Melamed was originally accused of various forms of tenant harassment, including illegally shutting the heat off during the winter for rent-regulated tenants at a Crown Heights building he owned. He also allegedly performed illegal construction and demolition work that exposed tenants to dangerous levels of lead dust.
What we’re thinking about: Will prevailing wage for construction workers be expanded this year? Have you heard of any major developments being put on hold? What’s going on out there? Send a note to firstname.lastname@example.org.
Residential: The priciest residential closing recorded Tuesday was for a condo unit at 15 Hudson Yards, at $7.9 million.

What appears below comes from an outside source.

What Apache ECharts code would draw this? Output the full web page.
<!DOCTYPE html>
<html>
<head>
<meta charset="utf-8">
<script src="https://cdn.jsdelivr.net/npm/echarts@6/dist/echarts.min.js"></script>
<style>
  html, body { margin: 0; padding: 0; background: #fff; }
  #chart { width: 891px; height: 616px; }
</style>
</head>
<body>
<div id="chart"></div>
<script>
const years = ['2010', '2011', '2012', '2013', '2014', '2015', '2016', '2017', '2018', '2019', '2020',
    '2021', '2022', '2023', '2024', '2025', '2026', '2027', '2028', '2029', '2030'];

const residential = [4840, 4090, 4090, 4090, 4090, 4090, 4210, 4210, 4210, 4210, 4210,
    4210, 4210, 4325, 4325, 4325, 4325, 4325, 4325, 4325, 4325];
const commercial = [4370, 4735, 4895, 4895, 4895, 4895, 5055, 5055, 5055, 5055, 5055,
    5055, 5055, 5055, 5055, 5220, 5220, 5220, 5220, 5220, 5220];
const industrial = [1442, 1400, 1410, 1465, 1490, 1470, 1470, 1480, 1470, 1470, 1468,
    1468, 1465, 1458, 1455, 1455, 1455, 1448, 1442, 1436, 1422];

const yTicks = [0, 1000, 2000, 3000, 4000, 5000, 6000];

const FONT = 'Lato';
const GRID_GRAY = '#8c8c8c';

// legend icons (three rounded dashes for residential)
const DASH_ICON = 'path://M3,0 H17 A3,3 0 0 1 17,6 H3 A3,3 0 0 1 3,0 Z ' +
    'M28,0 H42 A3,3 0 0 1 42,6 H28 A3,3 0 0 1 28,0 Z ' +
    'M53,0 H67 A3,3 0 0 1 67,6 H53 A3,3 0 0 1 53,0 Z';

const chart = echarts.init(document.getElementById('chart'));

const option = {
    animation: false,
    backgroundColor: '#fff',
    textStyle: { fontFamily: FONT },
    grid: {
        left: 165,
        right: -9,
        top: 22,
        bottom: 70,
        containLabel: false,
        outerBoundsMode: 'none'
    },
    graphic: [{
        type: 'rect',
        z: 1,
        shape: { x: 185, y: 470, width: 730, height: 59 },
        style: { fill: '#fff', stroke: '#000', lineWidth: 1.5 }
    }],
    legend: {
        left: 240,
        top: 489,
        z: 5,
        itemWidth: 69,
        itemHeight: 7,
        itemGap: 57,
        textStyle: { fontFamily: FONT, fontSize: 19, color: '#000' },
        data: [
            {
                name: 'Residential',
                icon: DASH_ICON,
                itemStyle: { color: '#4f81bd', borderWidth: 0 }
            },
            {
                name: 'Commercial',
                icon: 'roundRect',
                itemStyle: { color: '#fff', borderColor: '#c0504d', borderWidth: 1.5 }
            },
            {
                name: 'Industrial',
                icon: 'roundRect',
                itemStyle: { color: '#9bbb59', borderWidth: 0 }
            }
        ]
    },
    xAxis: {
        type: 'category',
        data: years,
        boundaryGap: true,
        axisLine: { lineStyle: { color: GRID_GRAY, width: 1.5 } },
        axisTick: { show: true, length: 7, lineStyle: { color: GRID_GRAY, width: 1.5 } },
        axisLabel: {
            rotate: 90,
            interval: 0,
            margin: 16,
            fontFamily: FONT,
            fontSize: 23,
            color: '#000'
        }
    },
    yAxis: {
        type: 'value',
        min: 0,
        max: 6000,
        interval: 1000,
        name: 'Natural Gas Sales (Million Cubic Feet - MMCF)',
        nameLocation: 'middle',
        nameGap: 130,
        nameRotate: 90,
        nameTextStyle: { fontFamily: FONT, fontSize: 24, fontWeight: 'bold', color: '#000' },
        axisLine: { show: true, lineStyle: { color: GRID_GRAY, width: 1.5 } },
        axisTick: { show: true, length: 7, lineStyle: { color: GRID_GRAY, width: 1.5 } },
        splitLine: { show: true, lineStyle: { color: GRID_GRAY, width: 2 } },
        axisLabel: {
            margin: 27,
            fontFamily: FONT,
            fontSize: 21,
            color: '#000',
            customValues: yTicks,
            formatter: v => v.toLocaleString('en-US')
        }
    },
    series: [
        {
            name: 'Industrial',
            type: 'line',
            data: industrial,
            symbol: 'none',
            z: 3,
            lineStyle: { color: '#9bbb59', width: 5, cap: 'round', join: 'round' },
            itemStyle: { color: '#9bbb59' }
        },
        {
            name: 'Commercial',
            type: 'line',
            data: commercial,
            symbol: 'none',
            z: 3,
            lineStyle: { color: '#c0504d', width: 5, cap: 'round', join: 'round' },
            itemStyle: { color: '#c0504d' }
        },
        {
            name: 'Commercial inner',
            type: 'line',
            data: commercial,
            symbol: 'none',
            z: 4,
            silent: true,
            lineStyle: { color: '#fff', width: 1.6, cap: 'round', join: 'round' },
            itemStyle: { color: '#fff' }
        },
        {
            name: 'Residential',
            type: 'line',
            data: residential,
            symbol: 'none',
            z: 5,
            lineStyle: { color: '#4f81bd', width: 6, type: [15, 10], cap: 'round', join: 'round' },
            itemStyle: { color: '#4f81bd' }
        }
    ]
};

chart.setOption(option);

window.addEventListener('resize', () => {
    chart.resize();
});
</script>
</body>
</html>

Commercial: The most expensive commercial closing of the day was for an apartment building at 250 North 10th Street in Williamsburg, at $137.8 million. TF Cornerstone is the buyer and Nuveen is the seller.

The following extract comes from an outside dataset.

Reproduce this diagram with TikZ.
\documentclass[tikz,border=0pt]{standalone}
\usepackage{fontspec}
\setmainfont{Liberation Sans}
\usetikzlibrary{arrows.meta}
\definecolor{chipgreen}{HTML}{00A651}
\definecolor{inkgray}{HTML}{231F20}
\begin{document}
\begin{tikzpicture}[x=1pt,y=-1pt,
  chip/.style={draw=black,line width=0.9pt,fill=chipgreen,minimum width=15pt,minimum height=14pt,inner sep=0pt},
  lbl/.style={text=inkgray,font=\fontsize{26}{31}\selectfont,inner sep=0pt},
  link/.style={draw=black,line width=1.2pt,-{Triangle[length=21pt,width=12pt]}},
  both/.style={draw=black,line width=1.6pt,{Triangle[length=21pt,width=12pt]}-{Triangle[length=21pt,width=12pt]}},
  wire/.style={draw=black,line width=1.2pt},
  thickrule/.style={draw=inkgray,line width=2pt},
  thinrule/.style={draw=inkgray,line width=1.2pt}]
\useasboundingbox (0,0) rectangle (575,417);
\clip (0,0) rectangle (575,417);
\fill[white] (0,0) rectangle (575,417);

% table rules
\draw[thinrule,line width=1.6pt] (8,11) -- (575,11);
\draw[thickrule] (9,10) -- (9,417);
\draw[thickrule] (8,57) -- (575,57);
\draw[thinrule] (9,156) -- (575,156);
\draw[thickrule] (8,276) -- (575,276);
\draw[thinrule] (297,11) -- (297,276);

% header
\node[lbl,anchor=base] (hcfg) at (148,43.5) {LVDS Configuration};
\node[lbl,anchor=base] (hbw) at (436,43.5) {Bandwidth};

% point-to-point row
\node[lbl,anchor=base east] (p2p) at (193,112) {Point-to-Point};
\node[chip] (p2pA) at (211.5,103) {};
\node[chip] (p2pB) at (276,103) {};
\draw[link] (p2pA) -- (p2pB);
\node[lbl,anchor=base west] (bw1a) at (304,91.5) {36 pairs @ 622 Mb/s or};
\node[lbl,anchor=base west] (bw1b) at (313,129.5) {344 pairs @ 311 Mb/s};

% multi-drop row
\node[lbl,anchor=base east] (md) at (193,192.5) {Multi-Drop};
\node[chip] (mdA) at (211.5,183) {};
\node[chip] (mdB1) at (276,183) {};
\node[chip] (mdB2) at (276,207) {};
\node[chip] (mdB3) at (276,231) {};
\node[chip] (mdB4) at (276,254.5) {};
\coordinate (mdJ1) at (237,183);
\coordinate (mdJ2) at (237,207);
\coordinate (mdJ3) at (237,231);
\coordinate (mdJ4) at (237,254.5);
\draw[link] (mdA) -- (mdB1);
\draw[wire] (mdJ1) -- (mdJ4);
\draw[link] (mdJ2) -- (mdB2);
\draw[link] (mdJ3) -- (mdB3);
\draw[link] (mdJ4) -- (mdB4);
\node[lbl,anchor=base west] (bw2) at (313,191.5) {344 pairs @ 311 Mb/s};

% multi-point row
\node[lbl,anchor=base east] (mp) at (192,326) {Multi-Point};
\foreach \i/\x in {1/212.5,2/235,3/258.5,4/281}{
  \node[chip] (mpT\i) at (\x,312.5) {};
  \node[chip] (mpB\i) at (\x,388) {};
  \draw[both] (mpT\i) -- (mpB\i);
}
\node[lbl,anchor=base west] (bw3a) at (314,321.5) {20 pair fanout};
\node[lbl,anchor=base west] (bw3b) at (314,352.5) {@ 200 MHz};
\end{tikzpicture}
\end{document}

The largest new building filing of the day was for a warehouse and house of worship totaling 17,933 square feet at 73-25 57th Avenue in Maspeth. New York Insulation filed the permit application.
NEW TO THE MARKET
The priciest residential listing to hit the market was for a condo unit at 220 Central Park South, at $36 million. Corcoran Group’s Manju Jasty has the listing.
— Research by Mary Diduch
A thing we’ve learned…
Mayor Bill de Blasio isn’t bothered that he isn’t the master builder-type. In fact, in response to a Politico New York story, the mayor tweeted: “Politico…I admit it: I worry a heck of a lot more about getting working people free Pre-K AND paid sick leave AND increasing the minimum wage AND driving crime down to historic lows than I do about whether people think of me when they look at big buildings.” The Politico story pointed out that Gov. Andrew Cuomo, who fancies himself a modern Robert Moses, has conversely spent a great deal of time ensuring there is physical evidence of his tenure.
Elsewhere in New York
— Council member Jimmy Van Bramer has decided not to run for Queens borough president, the New York Post reports. He said the decision was the result of “prioritizing my responsibilities as a son and brother.”

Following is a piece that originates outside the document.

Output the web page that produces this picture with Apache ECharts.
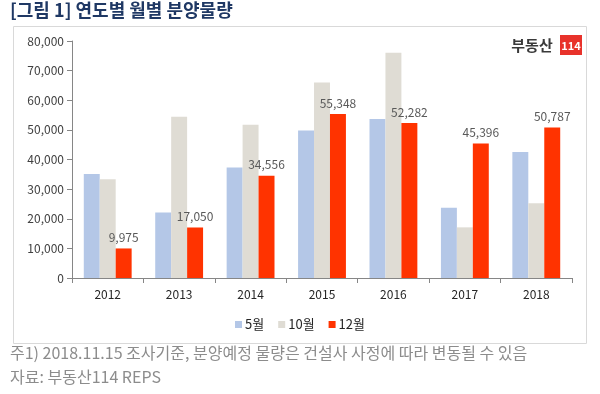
<!DOCTYPE html>
<html><head><meta charset="utf-8">
<script src="https://cdn.jsdelivr.net/npm/echarts@6/dist/echarts.min.js"></script>
<style>html,body{margin:0;padding:0;background:#fff}#c{width:600px;height:394px}</style>
</head><body><div id="c"></div>
<script>
const years = ['2012','2013','2014','2015','2016','2017','2018'];
const seriesNames = ['5월','10월','12월'];
const may = [35100, 22100, 37300, 49800, 53700, 23700, 42500];
const oct = [33300, 54400, 51700, 66000, 76000, 17100, 25200];
const dec = [9975, 17050, 34556, 55348, 52282, 45396, 50787];
const yTicks = [0, 10000, 20000, 30000, 40000, 50000, 60000, 70000, 80000];

const colors = ['#b4c7e7', '#dfdcd4', '#ff3300'];
const font = '"Noto Sans CJK KR", "Noto Sans", sans-serif';
const chart = echarts.init(document.getElementById('c'));
const fmt = v => v.toLocaleString('en-US');
chart.setOption({
  animation: false,
  textStyle: {fontFamily: font},
  grid: {left: 72, right: 28, top: 41, bottom: 116},
  legend: {
    data: seriesNames, bottom: 58, left: 'center', itemWidth: 7, itemHeight: 7, itemGap: 14,
    icon: 'rect', textStyle: {fontSize: 13, color: '#262626', fontFamily: font, padding: [0, 0, 0, -2]}
  },
  xAxis: {
    type: 'category', data: years,
    axisLine: {lineStyle: {color: '#868686'}},
    axisTick: {show: true, length: 5, lineStyle: {color: '#868686'}},
    axisLabel: {fontSize: 12, color: '#262626', margin: 10}
  },
  yAxis: {
    type: 'value', min: yTicks[0], max: yTicks[yTicks.length-1], interval: 10000,
    axisLine: {show: true, lineStyle: {color: '#868686'}},
    axisTick: {show: true, length: 5, lineStyle: {color: '#868686'}},
    splitLine: {show: false},
    axisLabel: {fontSize: 12, color: '#404040', margin: 8, formatter: v => fmt(v)}
  },
  series: [
    {name: seriesNames[0], type: 'bar', data: may, itemStyle: {color: colors[0]}, barGap: '0%', barCategoryGap: '33%'},
    {name: seriesNames[1], type: 'bar', data: oct, itemStyle: {color: colors[1]}, barGap: '0%', barCategoryGap: '33%'},
    {name: seriesNames[2], type: 'bar', data: dec, itemStyle: {color: colors[2]}, barGap: '0%', barCategoryGap: '33%',
      label: {show: true, position: 'top', distance: 5, fontSize: 12, color: '#595959', formatter: p => fmt(p.value)}}
  ],
  graphic: [
    {type: 'text', left: 10, top: 1, style: {text: '[그림 1] 연도별 월별 분양물량', font: 'bold 18px ' + font, fill: '#1f3864'}},
    {type: 'rect', shape: {x: 13.5, y: 26.5, width: 573, height: 317}, style: {fill: 'none', stroke: '#d9d9d9', lineWidth: 1}, z: -1},
    {type: 'text', x: 532, y: 45, style: {text: '부동산', font: 'bold 15px ' + font, fill: '#3a3a3a', align: 'center', verticalAlign: 'middle'}},
    {type: 'rect', shape: {x: 560, y: 35, width: 22, height: 20}, style: {fill: '#e8322b'}},
    {type: 'text', x: 571, y: 45.5, style: {text: '114', font: 'bold 11px ' + font, fill: '#ffffff', align: 'center', verticalAlign: 'middle'}},
    {type: 'text', left: 10, top: 345, style: {text: '주1) 2018.11.15 조사기준, 분양예정 물량은 건설사 사정에 따라 변동될 수 있음', font: '16px ' + font, fill: '#8c8c8c'}},
    {type: 'text', left: 10, top: 369, style: {text: '자료: 부동산114 REPS', font: '16px ' + font, fill: '#8c8c8c'}}
  ]
});
</script></body></html>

— Michael Bloomberg has already spent $248 million on presidential campaign ads, Politico New York reports. The result? Prices for political TV ads have jumped 20 percent since the former mayor launched his bid.
— China has decided not to gift Sunset Park a 40-foot-tall “friendship” archway, The City reports. A spokesperson for Brooklyn Borough President Eric Adams blamed “geopolitical tensions” for the rescission.